On Thursday morning we said good-bye to Roundstone and the Twelve Bens and began our journey south. I hated to leave this beautiful part of Ireland. I cannot explain the pull of the wild bog country, the rocks and mountains and water, but it was very like the way Cornwall grabbed me last year. Such beauty!
We saw many of these currachs in use and many like this one, filled with flowers. Once covered with sealskin or other animal skin as waterproofing, today canvas and tar are the usual covering. The boats are quite small, and it chills my bones to think of going out into the ocean in one.
Quaint towns are the order of the day in Ireland, as are brightly painted buildings. I wish our American towns looked like this! Parking was interesting, though. As in England, people just parked, even if it blocked a lane. No one seemed to mind.
And Emo gas?? Actually, I think it was the name of the company, but pretty funny to an American who is used to the word signifying someone who reacts strongly emotionally.
And there is the Burren. See that rocky hill behind the cottage? The Burren is a type of landscape called karst; it splits, with deep fissures into which seeds might fall and plants sprout to live a difficult life. It is a wild place, strangely beautiful.
I snapped this picture as we passed ("Oh look, a ruined castle!")

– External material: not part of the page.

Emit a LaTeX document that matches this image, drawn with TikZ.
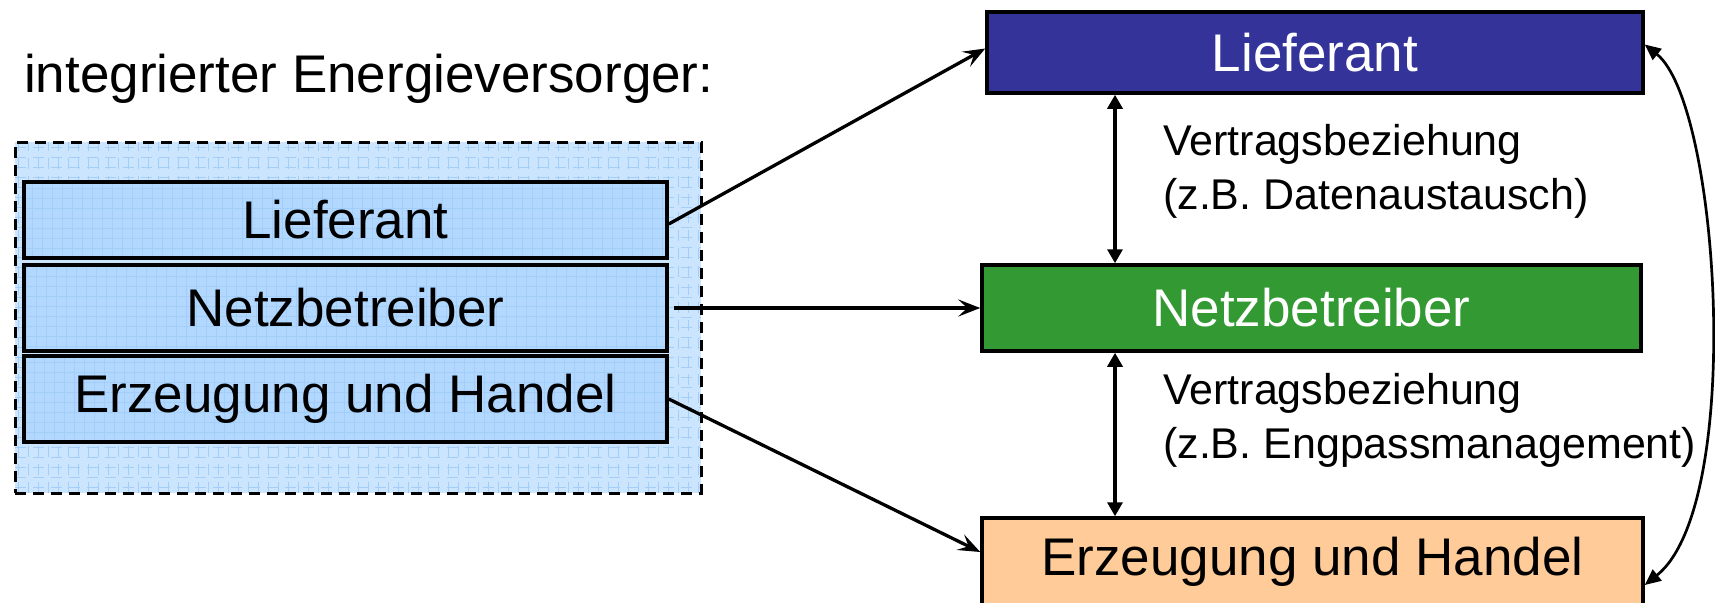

In the austere landscape of the Burren, we were astounded to come upon a perfumery. It was miles from anywhere. down a very narrow road through rocks and scrubby growth. But when we got there, it was a charming place, and even had a tearoom. We weren't hungry so didn't go in.
In the perfumery itself. All the products are handmade here,and although my allergies went on high alert at the strong scents, It was fascinating. I came away with a jar of lavender and lemon day face cream, and I am telling you, it's wonderful. I will mail order more when it runs out, it's that nice.
The clerk in the photo was kind enough to give us directions to two places we wanted to see: Father Ted's house, and a portal tomb. If you don't know Father Ted you've missed one of the very best Irish comedy series offered by the BBC. I learned about the series last time I was in Ireland and ordered it from Amazon, and we've watched it several times over.
So this is the road to Father Ted's,or to the house used in filming anyway. It was a long way back in the hills, with no directions of any kind except what the perfumery clerk gave us.
And then there it was, just like it looks in the TV show. It is a private residence today, and there is no sign to tell you its story. We stayed on the road to take photos. I heard that the family will make tea for visitors by appointment, but we didn't want to do that--we just wanted to see the house. The series supposedly takes place in the Aran Islands, so it was a surprise to find the house is actually in the Burren.
Behind the house are these large, amazing rocks.
I zoomed in for the above picture, but this is what it actually looks like from the road.
Another funny sign--X-PO on a small cottage. Does it mean they were once poor but aren't any more?
Next stop was the portal tomb, also with sketchy directions.
My photo of the rock field around the tomb came out oddly bright, considering there was a light mist falling.